I can't recall that Windoze 2008 couldn't get installed on a system with 4GB or less RAM. If I remember correctly, there was even a 32bit version of 2008 (2008r2 was 64bit only I believe). 32bit OS's should easily install & run on a system with 4GB RAM, but I think also the 64bit versions should be installable.
If you can install that OS, you must be having another issue, not the amount of RAM.
But some servers have a setting in the OS that allows you to limit the max RAM for the installation. I think that was mainly used to get OS2 installed.
How did you determine: "windows 2008 couldn't be installed"?
ASKER
I haven't seen that it has transitioned. It is still saying the same thing (code 786).
ASKER
I could install Windows 2008 32-bit, or Windows 2003 32-bit. I do have Windows 2003 Enterprise 32-bit disk with me, so I could install that one on a pair of 73 GB SAS drive that i have installed and created a mirrored volume.
You should install an os o. a new volume, within the controller it should indicate the volume as a boot device.
I would boot using the win2k3 inthis case and use F6 to present the uncompressed drivers.
Floppy, CD media (with CD media, you may have to swap them in and out until the drivers are loaded and then rescant should detect the volunes.
ASKER
I tried installing win 2003 using smart start cd, but after the reboot it didn't boot to the OS. I booted off the win 10 USB, and went into diskpart. List disk shows RAID disk, and a new mirror that I created for the new Win 2003 OS. When I list partitions under win 2003 (mirror), it only shows one 4096 MB primary partition. RAID 5 (136 GB) disk doesn't show any partitions. What's your take on this?

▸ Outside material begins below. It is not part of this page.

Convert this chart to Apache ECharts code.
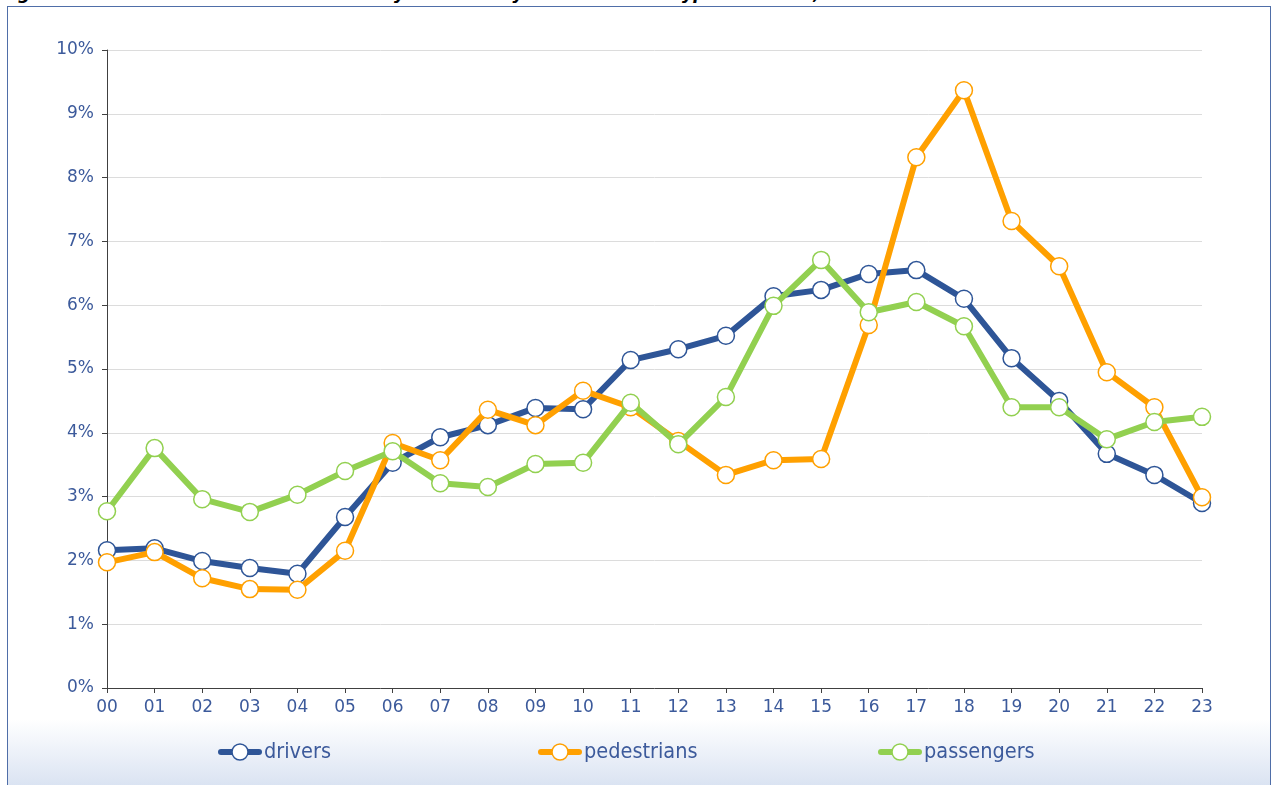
<!DOCTYPE html>
<html>
<head>
<meta charset="utf-8">
<script src="https://cdn.jsdelivr.net/npm/echarts@6/dist/echarts.min.js"></script>
<style>
html,body{margin:0;padding:0;background:#fff;}
#wrap{position:absolute;left:0;top:0;width:1272px;height:785px;overflow:hidden;}
#frame{position:absolute;left:7px;top:6px;width:1264px;height:790px;border:1px solid #4f6ea8;box-sizing:border-box;
background:linear-gradient(to bottom,#ffffff 0px,#ffffff 712px,#dae3f2 779px);}
#title{position:absolute;left:0px;top:-17px;font:italic bold 17.5px "DejaVu Sans";color:#000;white-space:pre;}
#chart{position:absolute;left:0;top:0;width:1272px;height:785px;}
</style>
</head>
<body>
<div id="wrap">
<div id="frame"></div>
<div id="title">Figure 23:      Distribution of fatalities by hour of day and road user type in the EU, 2015</div>
<div id="chart"></div>
</div>
<script>
const hours = ['00','01','02','03','04','05','06','07','08','09','10','11','12','13','14','15','16','17','18','19','20','21','22','23'];
const drivers = [2.16,2.19,1.99,1.88,1.79,2.68,3.53,3.93,4.12,4.39,4.37,5.14,5.31,5.52,6.14,6.24,6.49,6.55,6.10,5.17,4.50,3.67,3.34,2.90];
const pedestrians = [1.97,2.13,1.72,1.55,1.54,2.15,3.84,3.57,4.36,4.12,4.66,4.40,3.87,3.34,3.57,3.59,5.69,8.32,9.37,7.32,6.61,4.95,4.40,2.99];
const passengers = [2.77,3.76,2.96,2.76,3.03,3.40,3.71,3.21,3.15,3.51,3.53,4.47,3.82,4.56,5.99,6.71,5.89,6.05,5.67,4.40,4.40,3.90,4.17,4.25];
const seriesNames = ['drivers','pedestrians','passengers'];
const colors = ['#2e5597','#ffa000','#92d050'];

const chart = echarts.init(document.getElementById('chart'), null, {renderer:'canvas'});
const dataSets = [drivers, pedestrians, passengers];
const legendLefts = [218, 538, 878];
const axisColor = '#3c5a9b';
chart.setOption({
  backgroundColor: 'transparent',
  animation: false,
  grid: {left:107, right:70, top:50, bottom:97},
  xAxis: {
    type:'category', data:hours, boundaryGap:false,
    axisLine:{lineStyle:{color:'#404040', width:1}},
    axisTick:{show:true, alignWithLabel:true, length:5, lineStyle:{color:'#404040'}},
    axisLabel:{color:axisColor, fontSize:17, fontFamily:'DejaVu Sans', margin:11},
    splitLine:{show:false}
  },
  yAxis: {
    type:'value', min:0, max:10, interval:1,
    axisLine:{show:true, lineStyle:{color:'#404040', width:1}},
    axisTick:{show:true, length:5, lineStyle:{color:'#404040'}},
    axisLabel:{color:axisColor, fontSize:17, fontFamily:'DejaVu Sans', margin:13, formatter: v => v + '%'},
    splitLine:{show:true, lineStyle:{color:'#dcdcdc', width:1}}
  },
  legend: seriesNames.map((n,i)=>({
    data:[{name:n, lineStyle:{width:6, cap:'round'}, itemStyle:{borderWidth:1.5}}],
    left:legendLefts[i], top:741, padding:0, itemWidth:38, itemHeight:20, itemGap:0,
    textStyle:{color:axisColor, fontSize:21.5, fontFamily:'DejaVu Sans Condensed'}
  })),
  series: seriesNames.map((n,i)=>({
    name:n, type:'line', data:dataSets[i], z:2+i,
    symbol:'circle', symbolSize:17,
    lineStyle:{color:colors[i], width:6},
    itemStyle:{color:'#ffffff', borderColor:colors[i], borderWidth:1.5},
    emphasis:{disabled:true}
  }))
});
</script>
</body>
</html>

In BIOS I have "C" as a boot option.
ASKER
Now it says that the Parity Init Status is "In Progress". Before I had as "queued".

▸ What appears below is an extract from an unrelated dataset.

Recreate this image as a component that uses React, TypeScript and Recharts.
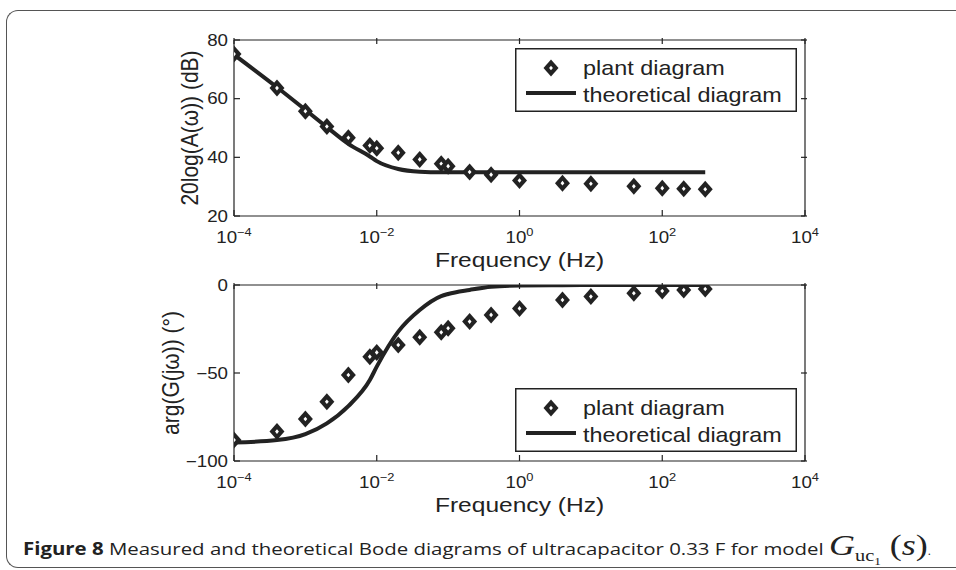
import React from "react";
import { ComposedChart, Line, Scatter, XAxis, YAxis, Legend, Label } from "recharts";

// frequencies (Hz) of the measured points
const freqs = [1e-4, 4e-4, 1e-3, 2e-3, 4e-3, 8e-3, 1e-2, 2e-2, 4e-2, 8e-2, 0.1, 0.2, 0.4, 1, 4, 10, 40, 100, 200, 400];

// magnitude, dB
const plantMag = [75.2, 63.6, 55.7, 50.5, 46.7, 44.0, 43.1, 41.6, 39.3, 37.8, 37.0, 35.0, 34.1, 32.1, 31.2, 31.0, 30.1, 29.5, 29.3, 29.1];
const theoMag = [75.0, 63.9, 56.2, 50.3, 44.6, 40.3, 38.7, 36.0, 35.1, 34.9, 34.9, 34.9, 34.9, 34.9, 34.9, 34.9, 34.9, 34.9, 34.9, 34.9];

// phase, degrees
const plantPhase = [-88.1, -83.3, -76.1, -66.3, -51.1, -40.7, -38.3, -34.1, -29.7, -26.9, -24.6, -20.8, -17.0, -13.3, -8.5, -6.6, -4.7, -3.4, -2.8, -2.3];
const theoPhase = [-89.5, -88.1, -84.7, -78.6, -68.8, -54.0, -46.4, -26.5, -14.2, -6.3, -5.1, -2.8, -1.0, -0.3, -0.1, 0, 0, 0, 0, 0];

const freqTicks = [1e-4, 1e-2, 1, 1e2, 1e4];
const magTicks = [20, 40, 60, 80];
const phaseTicks = [-100, -50, 0];

const INK = "#222";
const FONT = '"Liberation Sans", Arial, sans-serif';
const SX = 1.17; // the figure is stretched sideways

const toRows = (ys: number[]) => freqs.map((f, i) => ({ f, v: ys[i] }));

function expLabel(v: number) {
  const e = Math.round(Math.log10(v));
  return e < 0 ? "\u2212" + -e : String(e);
}

function BottomTick({ x, y, payload }: any) {
  return (
    <g>
      <line x1={x} y1={y} x2={x} y2={y - 6} stroke={INK} strokeWidth={1.2} />
      <text transform={`translate(${x},${y + 27}) scale(${SX},1)`} textAnchor="middle" fontSize={16} fill={INK} fontFamily={FONT}>
        10<tspan dy={-7} fontSize={11}>{expLabel(payload.value)}</tspan>
      </text>
    </g>
  );
}

function TopTick({ x, y }: any) {
  return <line x1={x} y1={y} x2={x} y2={y + 6} stroke={INK} strokeWidth={1.2} />;
}

function LeftTick({ x, y, payload }: any) {
  const label = payload.value < 0 ? "\u2212" + -payload.value : String(payload.value);
  return (
    <g>
      <line x1={x} y1={y} x2={x + 6} y2={y} stroke={INK} strokeWidth={1.2} />
      <text transform={`translate(${x - 6},${y}) scale(${SX},1)`} dy="0.36em" textAnchor="end" fontSize={16} fill={INK} fontFamily={FONT}>
        {label}
      </text>
    </g>
  );
}

function RightTick({ x, y }: any) {
  return <line x1={x} y1={y} x2={x - 6} y2={y} stroke={INK} strokeWidth={1.2} />;
}

function DiamondMark({ cx, cy }: any) {
  if (cx == null || cy == null) return null;
  const w = 7.5;
  const h = 8.5;
  return (
    <g>
      <path d={`M${cx},${cy - h}L${cx + w},${cy}L${cx},${cy + h}L${cx - w},${cy}Z`} fill={INK} />
      <path d={`M${cx},${cy - 2.3}L${cx + 1.9},${cy}L${cx},${cy + 2.3}L${cx - 1.9},${cy}Z`} fill="#fff" />
    </g>
  );
}

function LegendBox() {
  return (
    <svg width={282} height={64} style={{ display: "block" }}>
      <rect x={0.75} y={0.75} width={280.5} height={62.5} fill="#fff" stroke={INK} strokeWidth={1.5} />
      <DiamondMark cx={36} cy={20} />
      <text transform={`translate(68,27) scale(${SX},1)`} fontSize={20} fill={INK} fontFamily={FONT}>
        plant diagram
      </text>
      <line x1={11} x2={61} y1={45} y2={45} stroke={INK} strokeWidth={4} />
      <text transform={`translate(68,54) scale(${SX},1)`} fontSize={20} fill={INK} fontFamily={FONT}>
        theoretical diagram
      </text>
    </svg>
  );
}

function XTitle({ viewBox }: any) {
  const cx = viewBox.x + viewBox.width / 2;
  return (
    <text transform={`translate(${cx},${viewBox.y + 51}) scale(${SX},1)`} textAnchor="middle" fontSize={21} fill={INK} fontFamily={FONT}>
      Frequency (Hz)
    </text>
  );
}

function yTitle(text: string, cx: number) {
  return ({ viewBox }: any) => (
    <text
      transform={`translate(${cx},${viewBox.y + viewBox.height / 2}) scale(${SX},1) rotate(-90)`}
      textAnchor="middle"
      dominantBaseline="central"
      fontSize={21}
      fill={INK}
      fontFamily={FONT}
    >
      {text}
    </text>
  );
}

function BodePanel({
  top,
  height,
  topPad,
  bottomPad,
  plant,
  theo,
  domain,
  yTicks,
  title,
  titleX,
  legendTop,
}: {
  top: number;
  height: number;
  topPad: number;
  bottomPad: number;
  plant: number[];
  theo: number[];
  domain: [number, number];
  yTicks: number[];
  title: string;
  titleX: number;
  legendTop: number;
}) {
  const axisLine = { stroke: INK, strokeWidth: 1.2 };
  return (
    <div style={{ position: "absolute", left: 0, top }}>
      <ComposedChart width={956} height={height} margin={{ top: 0, right: 0, bottom: 0, left: 0 }}>
        <XAxis
          dataKey="f"
          type="number"
          scale="log"
          domain={[1e-4, 1e4]}
          allowDataOverflow
          ticks={freqTicks}
          interval={0}
          height={bottomPad}
          tickSize={0}
          tickMargin={0}
          axisLine={axisLine}
          tickLine={false}
          tick={<BottomTick />}
        >
          <Label content={<XTitle />} />
        </XAxis>
        <XAxis
          xAxisId="t"
          orientation="top"
          dataKey="f"
          type="number"
          scale="log"
          domain={[1e-4, 1e4]}
          allowDataOverflow
          ticks={freqTicks}
          interval={0}
          height={topPad}
          tickSize={0}
          axisLine={axisLine}
          tickLine={false}
          tick={<TopTick />}
        />
        <YAxis
          dataKey="v"
          type="number"
          domain={domain}
          allowDataOverflow
          ticks={yTicks}
          interval={0}
          width={234}
          tickSize={0}
          tickMargin={0}
          axisLine={axisLine}
          tickLine={false}
          tick={<LeftTick />}
        >
          <Label content={yTitle(title, titleX)} />
        </YAxis>
        <YAxis
          yAxisId="r"
          orientation="right"
          type="number"
          domain={domain}
          allowDataOverflow
          ticks={yTicks}
          interval={0}
          width={151}
          tickSize={0}
          axisLine={axisLine}
          tickLine={false}
          tick={<RightTick />}
        />
        <Line
          data={toRows(theo)}
          dataKey="v"
          name="theoretical diagram"
          type="monotone"
          stroke={INK}
          strokeWidth={4}
          dot={false}
          isAnimationActive={false}
        />
        <Scatter data={toRows(plant)} dataKey="v" name="plant diagram" fill={INK} shape={<DiamondMark />} isAnimationActive={false} />
        <Legend
          layout="horizontal"
          verticalAlign="middle"
          align="center"
          content={() => <LegendBox />}
          wrapperStyle={{ left: 515, top: legendTop, width: 282, height: 64 }}
        />
      </ComposedChart>
    </div>
  );
}

export default function App() {
  return (
    <div style={{ position: "absolute", left: 0, top: 0, width: 956, height: 570, background: "#fff", overflow: "hidden" }}>
      <div
        style={{
          position: "absolute",
          left: 6,
          top: 10,
          width: 980,
          height: 556,
          borderLeft: "1.5px solid #555",
          borderTop: "1.5px solid #555",
          borderBottom: "1.5px solid #555",
          borderTopLeftRadius: 12,
          borderBottomLeftRadius: 12,
        }}
      />
      <BodePanel
        top={0}
        height={280}
        topPad={40}
        bottomPad={64}
        plant={plantMag}
        theo={theoMag}
        domain={[20, 80]}
        yTicks={magTicks}
        title="20log(A(ω)) (dB)"
        titleX={189}
        legendTop={48}
      />
      <BodePanel
        top={250}
        height={320}
        topPad={35}
        bottomPad={109}
        plant={plantPhase}
        theo={theoPhase}
        domain={[-100, 0]}
        yTicks={phaseTicks}
        title="arg(G(jω)) (°)"
        titleX={170}
        legendTop={138}
      />
      <div
        style={{
          position: "absolute",
          left: 23,
          top: 528,
          fontFamily: '"Open Sans", sans-serif',
          fontSize: 17,
          color: INK,
          whiteSpace: "nowrap",
          lineHeight: "34px",
          transform: "scaleX(1.2)",
          transformOrigin: "0 0",
        }}
      >
        <b>Figure 8</b> Measured and theoretical Bode diagrams of ultracapacitor 0.33 F for model{" "}
        <span style={{ fontFamily: '"Liberation Serif", serif', fontSize: 30, fontStyle: "italic" }}>G</span>
        <span style={{ fontFamily: '"Liberation Serif", serif', fontSize: 17, position: "relative", top: 6 }}>
          uc<span style={{ fontSize: 11, position: "relative", top: 4 }}>1</span>
        </span>
        <span style={{ fontFamily: '"Liberation Serif", serif', fontSize: 30 }}>
          {" "}(<i>s</i>)
        </span>
        <span style={{ fontSize: 10 }}>.</span>
      </div>
    </div>
  );
}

Unlike the regular boot search, the RAID controller has a single volume it has sversus scanning through existing volumes till it finds a boorable/active one.
ASKER
Ok, finally the Parity Initialization has completed. What does that really mean?
ASKER
I currently have all three of the RAID 5 volume drives blinking together every 2 seconds
ASKER
also, how do I run the hpacucli on this server to get more info about the RAID 5 volume?
Also if you click the diagnostics tab in the ACU you can get an ADU report on USB stick which has all the info you could ever want.
ASKER
I don't have an option to select the boot volume. Do you know where can I find the firmware update for the P400?

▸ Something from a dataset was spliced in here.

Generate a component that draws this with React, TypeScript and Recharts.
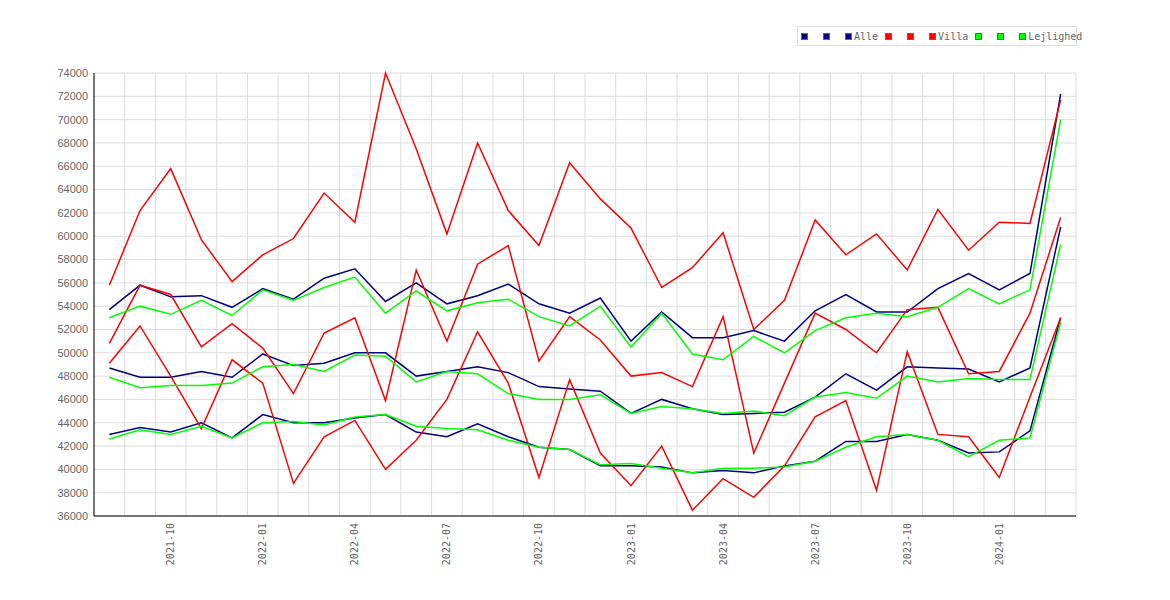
import React from "react";
import { LineChart, Line, XAxis, YAxis, CartesianGrid } from "recharts";

const months = [
  "2021-08", "2021-09", "2021-10", "2021-11", "2021-12", "2022-01", "2022-02", "2022-03",
  "2022-04", "2022-05", "2022-06", "2022-07", "2022-08", "2022-09", "2022-10", "2022-11",
  "2022-12", "2023-01", "2023-02", "2023-03", "2023-04", "2023-05", "2023-06", "2023-07",
  "2023-08", "2023-09", "2023-10", "2023-11", "2023-12", "2024-01", "2024-02", "2024-03",
];

const xTicks = [
  "2021-10", "2022-01", "2022-04", "2022-07", "2022-10",
  "2023-01", "2023-04", "2023-07", "2023-10", "2024-01",
];

const yTicks = [
  36000, 38000, 40000, 42000, 44000, 46000, 48000, 50000, 52000, 54000,
  56000, 58000, 60000, 62000, 64000, 66000, 68000, 70000, 72000, 74000,
];

const alle1 = [53700, 55800, 54800, 54900, 53900, 55500, 54600, 56400, 57200, 54400, 56000, 54200, 54900, 55900, 54200, 53400, 54700, 51000, 53500, 51300, 51300, 51900, 51000, 53600, 55000, 53500, 53500, 55500, 56800, 55400, 56800, 72200];
const alle2 = [48700, 47900, 47900, 48400, 47900, 49900, 48900, 49100, 50000, 50000, 48000, 48400, 48800, 48300, 47100, 46900, 46700, 44800, 46000, 45200, 44700, 44800, 44900, 46200, 48200, 46800, 48800, 48700, 48600, 47500, 48700, 60800];
const alle3 = [43000, 43600, 43200, 44000, 42700, 44700, 44000, 44000, 44400, 44700, 43200, 42800, 43900, 42800, 41900, 41700, 40300, 40300, 40200, 39700, 39900, 39700, 40300, 40700, 42400, 42400, 43000, 42500, 41400, 41500, 43300, 53000];

const villa1 = [55800, 62200, 65800, 59700, 56100, 58400, 59800, 63700, 61200, 74000, 67500, 60200, 68000, 62200, 59200, 66300, 63200, 60700, 55600, 57300, 60300, 52000, 54500, 61400, 58400, 60200, 57100, 62300, 58800, 61200, 61100, 71700];
const villa2 = [50800, 55800, 55000, 50500, 52500, 50400, 46500, 51700, 53000, 45900, 57100, 51000, 57600, 59200, 49300, 53100, 51100, 48000, 48300, 47100, 53100, 41400, 47400, 53400, 52000, 50000, 53700, 53900, 48200, 48400, 53400, 61600];
const villa3 = [49100, 52300, 48000, 43500, 49400, 47400, 38800, 42800, 44200, 40000, 42500, 46000, 51800, 47400, 39300, 47700, 41400, 38600, 42000, 36500, 39200, 37600, 40300, 44500, 45900, 38200, 50100, 43000, 42800, 39300, 46200, 53000];

const lejl1 = [53000, 54000, 53300, 54500, 53200, 55400, 54500, 55600, 56500, 53400, 55300, 53600, 54300, 54600, 53100, 52300, 54000, 50500, 53400, 49900, 49400, 51400, 50000, 51900, 53000, 53400, 53100, 53900, 55500, 54200, 55400, 70000];
const lejl2 = [47900, 47000, 47200, 47200, 47400, 48800, 49000, 48400, 49800, 49700, 47500, 48400, 48200, 46500, 46000, 46000, 46400, 44800, 45400, 45200, 44800, 45000, 44600, 46200, 46600, 46100, 48000, 47500, 47800, 47700, 47700, 59300];
const lejl3 = [42600, 43400, 43000, 43700, 42700, 44000, 44100, 43800, 44500, 44700, 43700, 43500, 43400, 42500, 41900, 41700, 40400, 40500, 40100, 39700, 40100, 40100, 40200, 40700, 41900, 42800, 43000, 42500, 41100, 42500, 42700, 52600];

const groups = [
  { name: "Alle", color: "#000080", keys: ["alle1", "alle2", "alle3"] },
  { name: "Villa", color: "#ff0000", keys: ["villa1", "villa2", "villa3"] },
  { name: "Lejlighed", color: "#00ff00", keys: ["lejl1", "lejl2", "lejl3"] },
];

const data = months.map((month, i) => ({
  month,
  idx: i,
  alle1: alle1[i], alle2: alle2[i], alle3: alle3[i],
  villa1: villa1[i], villa2: villa2[i], villa3: villa3[i],
  lejl1: lejl1[i], lejl2: lejl2[i], lejl3: lejl3[i],
}));

// grid lines sit on the month boundaries, not on the points
const gridTicks = months.map((_, i) => i).concat(months.length);

const mono = "'DejaVu Sans Mono', monospace";

function MonthTick({ x, y, payload }: any) {
  return (
    <g transform={`translate(${x},${y})`}>
      <text transform="rotate(-90)" textAnchor="end" dy="0.35em" fill="#666" fontSize={10} fontFamily={mono}>
        {payload.value}
      </text>
    </g>
  );
}

function ChartLegend() {
  return (
    <div
      style={{
        position: "absolute", left: 789, top: 18, width: 280, height: 20,
        border: "1px solid #ddd", boxSizing: "border-box",
        display: "flex", alignItems: "center", paddingLeft: 3,
        fontFamily: mono, fontSize: 10, color: "#666", whiteSpace: "nowrap",
      }}
    >
      {groups.map((g) => (
        <div key={g.name} style={{ display: "flex", alignItems: "center", marginRight: 7 }}>
          {g.keys.map((k, j) => (
            <span
              key={k}
              style={{
                display: "inline-block", width: 7, height: 7, boxSizing: "border-box",
                background: g.color, border: "1px solid #666",
                marginRight: j < 2 ? 15 : 2,
              }}
            />
          ))}
          <span>{g.name}</span>
        </div>
      ))}
    </div>
  );
}

export default function App() {
  return (
    <div style={{ position: "relative", width: 1154, height: 584 }}>
      <LineChart width={1154} height={584} data={data} margin={{ top: 65, right: 86, left: 0, bottom: 0 }}>
        <XAxis xAxisId="grid" type="number" dataKey="idx" domain={[0, months.length]} ticks={gridTicks} hide />
        <CartesianGrid xAxisId="grid" stroke="#ddd" strokeWidth={1} />
        <XAxis
          dataKey="month" scale="band" ticks={xTicks} interval={0} height={76}
          tickLine={false} tickSize={0} tickMargin={7}
          axisLine={{ stroke: "#000" }} tick={<MonthTick />}
        />
        <YAxis
          domain={[36000, 74000]} ticks={yTicks} width={86} interval={0}
          tickLine={false} tickSize={4} tickMargin={2}
          axisLine={{ stroke: "#000" }}
          tick={{ fill: "#666", fontSize: 11, fontFamily: "'Liberation Sans', Arial, sans-serif" }}
        />
        {groups.map((g) =>
          g.keys.map((k) => (
            <Line
              key={k} type="linear" dataKey={k} stroke={g.color} strokeWidth={1.5}
              dot={false} isAnimationActive={false} legendType="none"
            />
          ))
        )}
      </LineChart>
      <ChartLegend />
    </div>
  );
}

Linux/Supplemental is at https://support.hpe.com/connect/s/softwaredetails?language=en_US&softwareId=MTX_7e4ae58f0d9c42f6a3d47b587c - this can be used as a supplement to the firmware DVD
DVD (amazingly still available) https://support.hpe.com/connect/s/softwaredetails?language=en_US&softwareId=MTX_4372f442c3424063809e3d9198 but requires HPE account.
Alt link probably good http://www.mediafire.com/file/9m4rhs9mny15da4/firmware-10.10-0.zip
There is an alternative method to swap Array A with Array B but don't use until other options used up. Pull the 3 disks, boot from the mirrored pair and they should become Array A so be the boot volume. Shut down and add the RAID 5 and the controller will make that Array B since A is already in use.
ASKER
Performance must be pretty poor, it's running RAID 5 without cache battery but it's not as if that's something that happened recently, probably sold that way.
ASKER
I do have an option to change the boot volume now after firmware update.
ASKER
I did boot to Windows 2008, but the RAID 5 volume is showing in disk manager and asking me to initialize it, which I don't want to do so I don't erase it.
The other possibility is to use test-disk
Potentially the partition table got corrupted......
That being said, a competent data recovery company should be well versed in it or similar tools. If they couldn't recover anything, it's unlikely that a regular tech would. I'd give it a try, though, just for my peace of mind.
ASKER
I know, but it's out of my hands now.
so one is dead, another is dying - not good for a RAID 5
you are looking at getting replacement disks for both, rebuilding the array and restoring from a good backup (you do have that, right?)